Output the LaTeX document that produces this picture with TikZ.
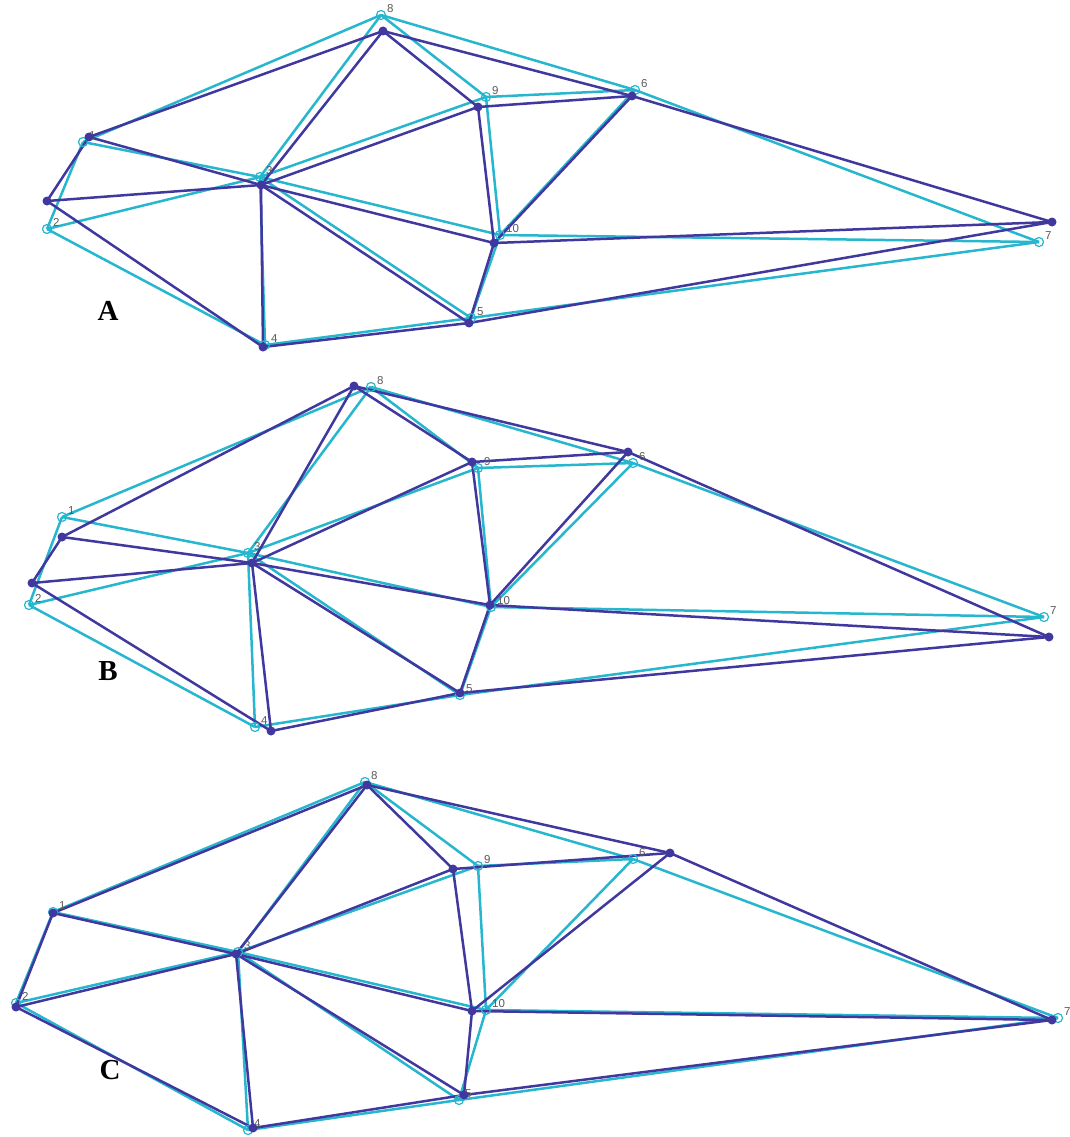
\documentclass[tikz,border=0pt]{standalone}
\usepackage{fontspec}
\setmainfont{Liberation Serif}
\setsansfont{Liberation Sans}
\usepackage{tikz}
\usetikzlibrary{backgrounds}
\definecolor{meshdark}{RGB}{64,56,158}
\definecolor{meshcyan}{RGB}{38,182,206}
\definecolor{numgray}{RGB}{90,90,90}
\tikzset{
  darkwire/.style  = {meshdark, line width=2.5pt},
  cyanwire/.style  = {meshcyan, line width=2.5pt},
  darkpt/.style    = {circle, fill=meshdark, inner sep=0pt, minimum size=9pt},
  cyanpt/.style    = {circle, draw=meshcyan, line width=1.2pt, inner sep=0pt, minimum size=9pt},
  numlabel/.style  = {font=\sffamily\fontsize{11.5}{11.5}\selectfont, text=numgray,
                      inner sep=1pt, label distance=0pt},
  panellabel/.style= {font=\bfseries\fontsize{29}{29}\selectfont},
}
\def\meshedges{1/2,1/3,1/8,2/3,2/4,3/4,3/5,3/8,3/9,3/10,4/5,5/7,5/10,6/7,6/8,6/9,6/10,7/10,8/9,9/10}

\begin{document}
\begin{tikzpicture}[x=1pt,y=-1pt]
  \useasboundingbox (0,0) rectangle (1070,1137);

  % ---------------- panel A ----------------------------------------------
  \foreach \i/\x/\y in {1/83/142,2/47/229,3/260/177,4/265/345,5/471/318,
                        6/635/90,7/1039/242,8/381/15,9/486/97,10/500/235}
    \node[cyanpt,label={[numlabel]15:\i}] (Ac\i) at (\x,\y) {};
  \foreach \i/\x/\y in {1/89/137,2/47/201,3/261/185,4/263/347,5/469/323,
                        6/632/96,7/1052/222,8/383/31,9/478/107,10/494/243}
    \node[darkpt] (Ad\i) at (\x,\y) {};
  \begin{scope}[on background layer]
    \foreach \p/\q in \meshedges \draw[cyanwire] (Ac\p.center) -- (Ac\q.center);
    \foreach \p/\q in \meshedges \draw[darkwire] (Ad\p.center) -- (Ad\q.center);
  \end{scope}
  \node[panellabel] (labA) at (108,311) {A};

  % ---------------- panel B ----------------------------------------------
  \foreach \i/\x/\y in {1/62/517,2/29/605,3/248/553,4/255/727,5/460/695,
                        6/633/463,7/1044/617,8/371/387,9/478/468,10/491/607}
    \node[cyanpt,label={[numlabel]15:\i}] (Bc\i) at (\x,\y) {};
  \foreach \i/\x/\y in {1/62/537,2/32/583,3/252/563,4/271/731,5/460/693,
                        6/628/452,7/1049/637,8/354/386,9/472/462,10/490/605}
    \node[darkpt] (Bd\i) at (\x,\y) {};
  \begin{scope}[on background layer]
    \foreach \p/\q in \meshedges \draw[cyanwire] (Bc\p.center) -- (Bc\q.center);
    \foreach \p/\q in \meshedges \draw[darkwire] (Bd\p.center) -- (Bd\q.center);
  \end{scope}
  \node[panellabel] (labB) at (108,671) {B};

  % ---------------- panel C ----------------------------------------------
  \foreach \i/\x/\y in {1/53/912,2/16/1003,3/238/952,4/248/1130,5/459/1100,
                        6/633/859,7/1058/1018,8/365/782,9/478/866,10/486/1010}
    \node[cyanpt,label={[numlabel]15:\i}] (Cc\i) at (\x,\y) {};
  \foreach \i/\x/\y in {1/53/913,2/16/1007,3/236/954,4/253/1128,5/464/1095,
                        6/670/853,7/1052/1020,8/367/785,9/453/869,10/472/1011}
    \node[darkpt] (Cd\i) at (\x,\y) {};
  \begin{scope}[on background layer]
    \foreach \p/\q in \meshedges \draw[cyanwire] (Cc\p.center) -- (Cc\q.center);
    \foreach \p/\q in \meshedges \draw[darkwire] (Cd\p.center) -- (Cd\q.center);
  \end{scope}
  \node[panellabel] (labC) at (110,1070) {C};
\end{tikzpicture}
\end{document}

What the task asks
Reproduce the whole listing exactly, but not the images in it.

Solution to this task
Output the LaTeX document that produces this picture with TikZ.
\documentclass[tikz,border=0pt]{standalone}
\usepackage{fontspec}
\setmainfont{Liberation Serif}
\setsansfont{Liberation Sans}
\usepackage{tikz}
\usetikzlibrary{backgrounds}
\definecolor{meshdark}{RGB}{64,56,158}
\definecolor{meshcyan}{RGB}{38,182,206}
\definecolor{numgray}{RGB}{90,90,90}
\tikzset{
  darkwire/.style  = {meshdark, line width=2.5pt},
  cyanwire/.style  = {meshcyan, line width=2.5pt},
  darkpt/.style    = {circle, fill=meshdark, inner sep=0pt, minimum size=9pt},
  cyanpt/.style    = {circle, draw=meshcyan, line width=1.2pt, inner sep=0pt, minimum size=9pt},
  numlabel/.style  = {font=\sffamily\fontsize{11.5}{11.5}\selectfont, text=numgray,
                      inner sep=1pt, label distance=0pt},
  panellabel/.style= {font=\bfseries\fontsize{29}{29}\selectfont},
}
\def\meshedges{1/2,1/3,1/8,2/3,2/4,3/4,3/5,3/8,3/9,3/10,4/5,5/7,5/10,6/7,6/8,6/9,6/10,7/10,8/9,9/10}

\begin{document}
\begin{tikzpicture}[x=1pt,y=-1pt]
  \useasboundingbox (0,0) rectangle (1070,1137);

  % ---------------- panel A ----------------------------------------------
  \foreach \i/\x/\y in {1/83/142,2/47/229,3/260/177,4/265/345,5/471/318,
                        6/635/90,7/1039/242,8/381/15,9/486/97,10/500/235}
    \node[cyanpt,label={[numlabel]15:\i}] (Ac\i) at (\x,\y) {};
  \foreach \i/\x/\y in {1/89/137,2/47/201,3/261/185,4/263/347,5/469/323,
                        6/632/96,7/1052/222,8/383/31,9/478/107,10/494/243}
    \node[darkpt] (Ad\i) at (\x,\y) {};
  \begin{scope}[on background layer]
    \foreach \p/\q in \meshedges \draw[cyanwire] (Ac\p.center) -- (Ac\q.center);
    \foreach \p/\q in \meshedges \draw[darkwire] (Ad\p.center) -- (Ad\q.center);
  \end{scope}
  \node[panellabel] (labA) at (108,311) {A};

  % ---------------- panel B ----------------------------------------------
  \foreach \i/\x/\y in {1/62/517,2/29/605,3/248/553,4/255/727,5/460/695,
                        6/633/463,7/1044/617,8/371/387,9/478/468,10/491/607}
    \node[cyanpt,label={[numlabel]15:\i}] (Bc\i) at (\x,\y) {};
  \foreach \i/\x/\y in {1/62/537,2/32/583,3/252/563,4/271/731,5/460/693,
                        6/628/452,7/1049/637,8/354/386,9/472/462,10/490/605}
    \node[darkpt] (Bd\i) at (\x,\y) {};
  \begin{scope}[on background layer]
    \foreach \p/\q in \meshedges \draw[cyanwire] (Bc\p.center) -- (Bc\q.center);
    \foreach \p/\q in \meshedges \draw[darkwire] (Bd\p.center) -- (Bd\q.center);
  \end{scope}
  \node[panellabel] (labB) at (108,671) {B};

  % ---------------- panel C ----------------------------------------------
  \foreach \i/\x/\y in {1/53/912,2/16/1003,3/238/952,4/248/1130,5/459/1100,
                        6/633/859,7/1058/1018,8/365/782,9/478/866,10/486/1010}
    \node[cyanpt,label={[numlabel]15:\i}] (Cc\i) at (\x,\y) {};
  \foreach \i/\x/\y in {1/53/913,2/16/1007,3/236/954,4/253/1128,5/464/1095,
                        6/670/853,7/1052/1020,8/367/785,9/453/869,10/472/1011}
    \node[darkpt] (Cd\i) at (\x,\y) {};
  \begin{scope}[on background layer]
    \foreach \p/\q in \meshedges \draw[cyanwire] (Cc\p.center) -- (Cc\q.center);
    \foreach \p/\q in \meshedges \draw[darkwire] (Cd\p.center) -- (Cd\q.center);
  \end{scope}
  \node[panellabel] (labC) at (110,1070) {C};
\end{tikzpicture}
\end{document}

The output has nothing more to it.